The Woman of a Thousand Names

First published in France in 2016, The Woman of a Thousand Names by Alexandra Lapierre makes its American arrival in this translation by Jeffrey Zuckerman. Lapierre traveled to Russia, Estonia, France, England, Italy and the United States over the course of three years, gathering letters, reports and accounts of the life of Maria Ignatievna Zakrevskaya-Benckendorff-Budberg--Moura to her friends. Though fictionalizing the biography of Baroness Budberg, Lapierre (Artemisia) nevertheless assures "readers can presume that all the protagonists, all the places, all the dates, all the words, and all Moura's acts of which I am aware have been rendered with as much accuracy as I can provide within this novel."

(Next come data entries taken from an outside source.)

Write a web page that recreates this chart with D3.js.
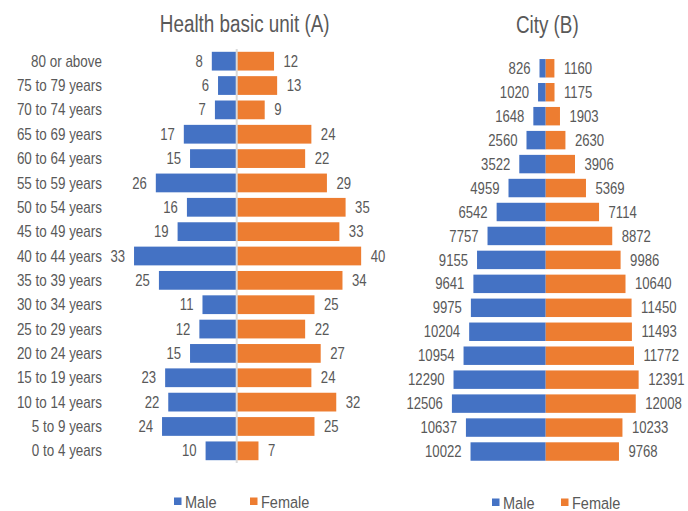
<!DOCTYPE html>
<html>
<head>
<meta charset="utf-8">
<script src="https://cdn.jsdelivr.net/npm/d3@7"></script>
<style>
  body { margin: 0; background: #fff; }
  svg text { font-family: "Liberation Sans", Arial, sans-serif; fill: #595959; }
</style>
</head>
<body>
<svg id="chart" width="688" height="511"></svg>
<script>
const ageGroups = ['80 or above', '75 to 79 years', '70 to 74 years', '65 to 69 years', '60 to 64 years',
    '55 to 59 years', '50 to 54 years', '45 to 49 years', '40 to 44 years', '35 to 39 years',
    '30 to 34 years', '25 to 29 years', '20 to 24 years', '15 to 19 years', '10 to 14 years',
    '5 to 9 years', '0 to 4 years'];

const unitMale = [8, 6, 7, 17, 15, 26, 16, 19, 33, 25, 11, 12, 15, 23, 22, 24, 10];
const unitFemale = [12, 13, 9, 24, 22, 29, 35, 33, 40, 34, 25, 22, 27, 24, 32, 25, 7];

const cityMale = [826, 1020, 1648, 2560, 3522, 4959, 6542, 7757, 9155, 9641, 9975, 10204, 10954, 12290, 12506, 10637, 10022];
const cityFemale = [1160, 1175, 1903, 2630, 3906, 5369, 7114, 8872, 9986, 10640, 11450, 11493, 11772, 12391, 12008, 10233, 9768];

const seriesNames = ['Male', 'Female'];
const colors = {Male: '#4472C4', Female: '#ED7D31'};

const svg = d3.select('#chart');

// the reference type is a condensed sans, so squeeze Liberation Sans horizontally
function place(x, y, sx) {
    return 'translate(' + x + ',' + y + ') scale(' + (sx || 0.82) + ',1)';
}

function pyramid(opts) {
    let g = svg.append('g');

    let x = d3.scaleLinear()
        .domain([-opts.max, opts.max])
        .range([opts.center - opts.half, opts.center + opts.half]);

    let y = d3.scaleBand()
        .domain(ageGroups)
        .range(opts.yRange)
        .paddingInner(0.23)
        .paddingOuter(0.115);

    let rows = ageGroups.map((a, i) => ({age: a, male: opts.male[i], female: opts.female[i]}));
    let mid = d => y(d.age) + y.bandwidth() / 2;

    // male bars go left, female right
    g.selectAll('rect.male')
        .data(rows)
        .enter().append('rect')
        .attr('class', 'male')
        .attr('x', d => x(-d.male))
        .attr('y', d => y(d.age))
        .attr('width', d => x(0) - x(-d.male))
        .attr('height', y.bandwidth())
        .attr('fill', colors.Male);

    g.selectAll('rect.female')
        .data(rows)
        .enter().append('rect')
        .attr('class', 'female')
        .attr('x', x(0))
        .attr('y', d => y(d.age))
        .attr('width', d => x(d.female) - x(0))
        .attr('height', y.bandwidth())
        .attr('fill', colors.Female);

    if (opts.axisLine) {
        g.append('line')
            .attr('x1', x(0)).attr('x2', x(0))
            .attr('y1', opts.yRange[0]).attr('y2', opts.yRange[1])
            .attr('stroke', '#d9d9d9')
            .attr('stroke-width', 2);
    }

    g.selectAll('text.mlab')
        .data(rows)
        .enter().append('text')
        .attr('class', 'mlab')
        .attr('transform', d => place(x(-d.male) - 9, mid(d)))
        .attr('dy', '0.35em')
        .attr('text-anchor', 'end')
        .style('font-size', '16px')
        .text(d => d.male);

    g.selectAll('text.flab')
        .data(rows)
        .enter().append('text')
        .attr('class', 'flab')
        .attr('transform', d => place(x(d.female) + 9.5, mid(d)))
        .attr('dy', '0.35em')
        .style('font-size', '16px')
        .text(d => d.female);

    if (opts.categoryX) {
        g.selectAll('text.cat')
            .data(rows)
            .enter().append('text')
            .attr('transform', d => place(opts.categoryX, mid(d), 0.84))
            .attr('dy', '0.35em')
            .attr('text-anchor', 'end')
            .style('font-size', '16px')
            .text(d => d.age);
    }

    g.append('text')
        .attr('transform', place(opts.titleX, opts.titleY))
        .attr('text-anchor', 'middle')
        .style('font-size', '23px')
        .text(opts.title);

    let legend = g.append('g')
        .selectAll('g')
        .data(seriesNames)
        .enter().append('g')
        .attr('transform', (d, i) => 'translate(' + opts.legendX[i] + ',' + opts.legendY + ')');

    legend.append('rect')
        .attr('x', 0).attr('y', -10)
        .attr('width', 7.5).attr('height', 7.5)
        .attr('fill', d => colors[d]);

    legend.append('text')
        .attr('transform', place(11, 0, 0.88))
        .style('font-size', '16.5px')
        .text(d => d);
}

pyramid({
    male: unitMale, female: unitFemale,
    max: 45, center: 236.7, half: 140,
    yRange: [49, 463],
    axisLine: true,
    categoryX: 102,
    title: 'Health basic unit (A)', titleX: 244.7, titleY: 32.3,
    legendX: [174, 250], legendY: 507.5
});

pyramid({
    male: cityMale, female: cityFemale,
    max: 14000, center: 545.7, half: 105,
    yRange: [56.3, 463.5],
    axisLine: false,
    title: 'City (B)', titleX: 547.3, titleY: 33.3,
    legendX: [492, 561], legendY: 508.5
});
</script>
</body>
</html>
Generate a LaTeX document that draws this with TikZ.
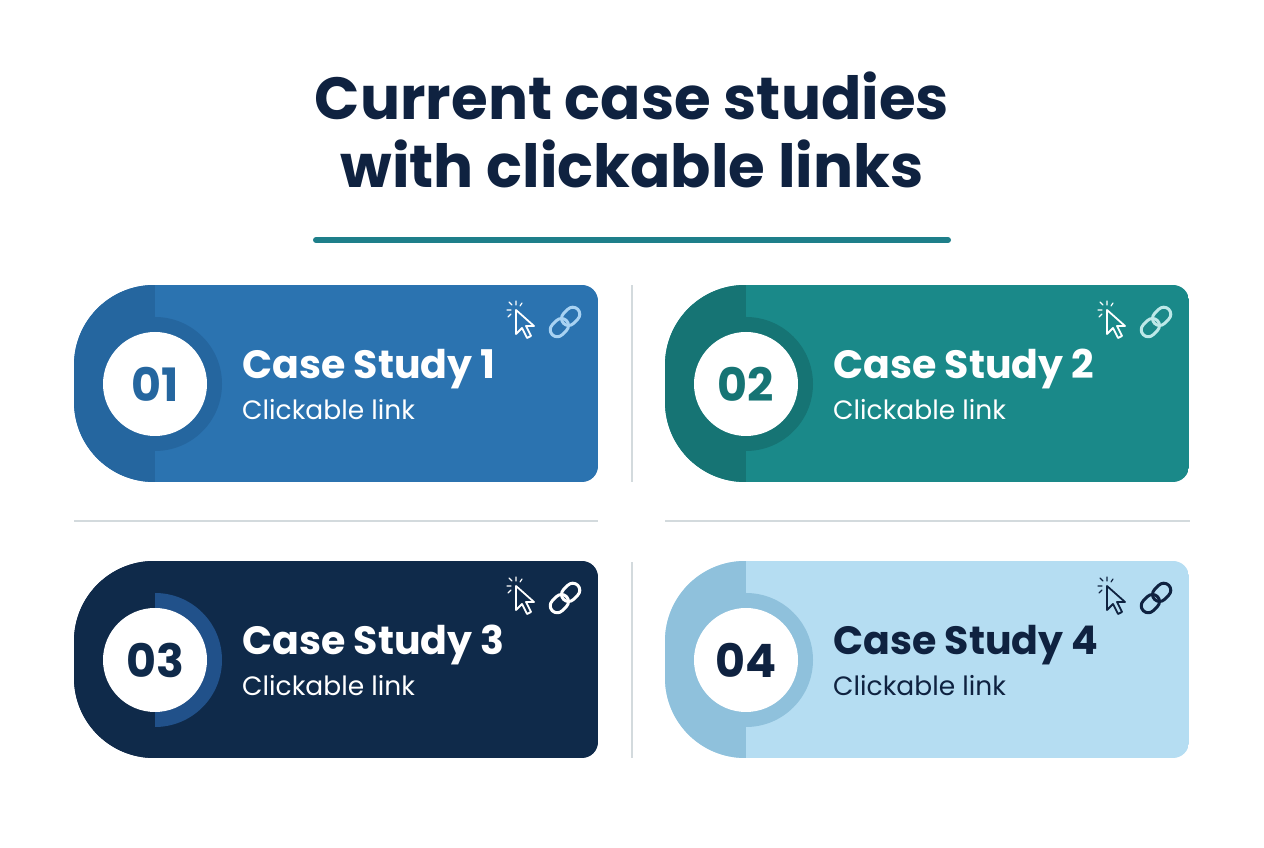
\documentclass[tikz,border=0pt]{standalone}
\usepackage{fontspec}
\setmainfont{Poppins}
\usepackage{tikz}
\usetikzlibrary{calc}
\definecolor{titleink}{HTML}{0F2240}
\definecolor{tealline}{HTML}{1E7F8A}
\definecolor{sepgray}{HTML}{D3DADD}
\definecolor{blueA}{HTML}{2B73B0}\definecolor{blueAs}{HTML}{25669F}
\definecolor{tealB}{HTML}{1A8989}\definecolor{tealBs}{HTML}{167474}
\definecolor{navyC}{HTML}{0F2A4A}\definecolor{navyCr}{HTML}{21518A}
\definecolor{skyD}{HTML}{B5DDF2}\definecolor{skyDs}{HTML}{8FC1DC}
\definecolor{linkA}{HTML}{A8D2F2}\definecolor{linkB}{HTML}{BDE8E8}
\tikzset{
  cardtitle/.style={anchor=base west,font=\bfseries\fontsize{39.5}{42}\selectfont,inner sep=0pt},
  cardsub/.style={anchor=base west,font=\fontsize{26.5}{28}\selectfont,inner sep=0pt},
  cardnum/.style={font=\bfseries\fontsize{46}{48}\selectfont,inner sep=0pt},
  sepline/.style={sepgray,line width=1.5pt}
}
\newcommand\cardicons[4]{% x, y (top right of icons), cursor colour, link colour
  \begin{scope}[shift={(#1,#2)},line width=1.8pt,line cap=round,line join=round]
    % cursor
    \draw[#3] (-72,-8) -- (-72,-32) -- (-66,-26) -- (-61,-36) -- (-57,-34) -- (-62,-24) -- (-54,-24) -- cycle;
    \draw[#3,line width=1.2pt] (-76,-3) -- (-79,0) (-77,-8) -- (-81,-8) (-72,-3) -- (-72,1) (-68,-4) -- (-66,-1) (-77,-12) -- (-80,-15);
    % link
    \draw[#4,line width=3pt,rounded corners=7pt,rotate around={45:(-23,-20)}] (-41,-27) rectangle (-21,-13);
    \draw[#4,line width=3pt,rounded corners=7pt,rotate around={45:(-23,-20)}] (-25,-27) rectangle (-5,-13);
  \end{scope}}
\begin{document}
\begin{tikzpicture}[x=1pt,y=1pt]
  \useasboundingbox[fill=white] (0,0) rectangle (1264,848);
  % title
  \node[titleink,font=\bfseries\fontsize{59.5}{68}\selectfont,align=center,anchor=base] (title) at (632,660) {Current case studies\\with clickable links};
  \draw[tealline,line width=6pt,line cap=round] (316,608) -- (948,608);
  % separators
  \draw[sepline] (632,366) -- (632,563);
  \draw[sepline] (632,90) -- (632,286);
  \draw[sepline] (74,327) -- (598,327);
  \draw[sepline] (665,327) -- (1190,327);
  % cards
  \foreach \x/\y/\main/\strip/\ring/\numink/\ink/\icon/\link [count=\i] in
    {74/366/blueA/blueAs/blueAs/blueAs/white/white/linkA,
     665/366/tealB/tealBs/tealBs/tealBs/white/white/linkB,
     74/90/navyC/navyC/navyCr/navyC/white/white/white,
     665/90/skyD/skyDs/skyDs/titleink/titleink/titleink/titleink}{
    \begin{scope}
      \path[clip] (\x+80,\y) -- (\x+508,\y) arc[start angle=-90,end angle=0,radius=16]
        -- (\x+524,\y+181) arc[start angle=0,end angle=90,radius=16]
        -- (\x+80,\y+197) arc[start angle=90,end angle=180,radius=80]
        -- (\x,\y+80) arc[start angle=180,end angle=270,radius=80] -- cycle;
      \fill[\main] (\x,\y) rectangle (\x+524,\y+197);
      \fill[\ring] (\x+81,\y+98) circle (67);
      \fill[\strip] (\x,\y) rectangle (\x+81,\y+197);
    \end{scope}
    \node[circle,fill=white,minimum size=104pt,inner sep=0pt] (num\i) at (\x+81,\y+98) {};
    \node[cardnum,text=\numink] at (num\i) {0\i};
    \node[cardtitle,text=\ink] (head\i) at (\x+168,\y+103) {Case Study \i};
    \node[cardsub,text=\ink] (sub\i) at (\x+168,\y+62) {Clickable link};
    \cardicons{\x+514}{\y+180}{\icon}{\link}
  }
\end{tikzpicture}
\end{document}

The Woman of a Thousand Names reads like classic Russian literature; perfectly apropos, for that is the way Moura lived her life. "She embodied the novelistic form so thoroughly that she came to belong wholly to legend, myth, and fantasy," writes Lapierre. "Facts and objective reality barely counted for her. She never owed anything to Truth. Except to her own truth." Lapierre holds nothing back in describing Baroness Budberg's life, with exacting detail painting the fluctuating state of the world (beginning with the Bolshevik Revolution and continuing on through the World Wars); the parade of lovers, friends, family, husbands and children who all knew a different side of her; and the near-constant changes in settings during Moura's tumultuous existence. Did anyone truly know who Moura was? Did she know herself? Lapierre leaves it up to readers to decide, lyrically presenting a life without judgment: "She was the personification of loyalty. She was the personification of deceit.... She was a survivor." --BrocheAroe Fabian, owner, River Dog Book Co.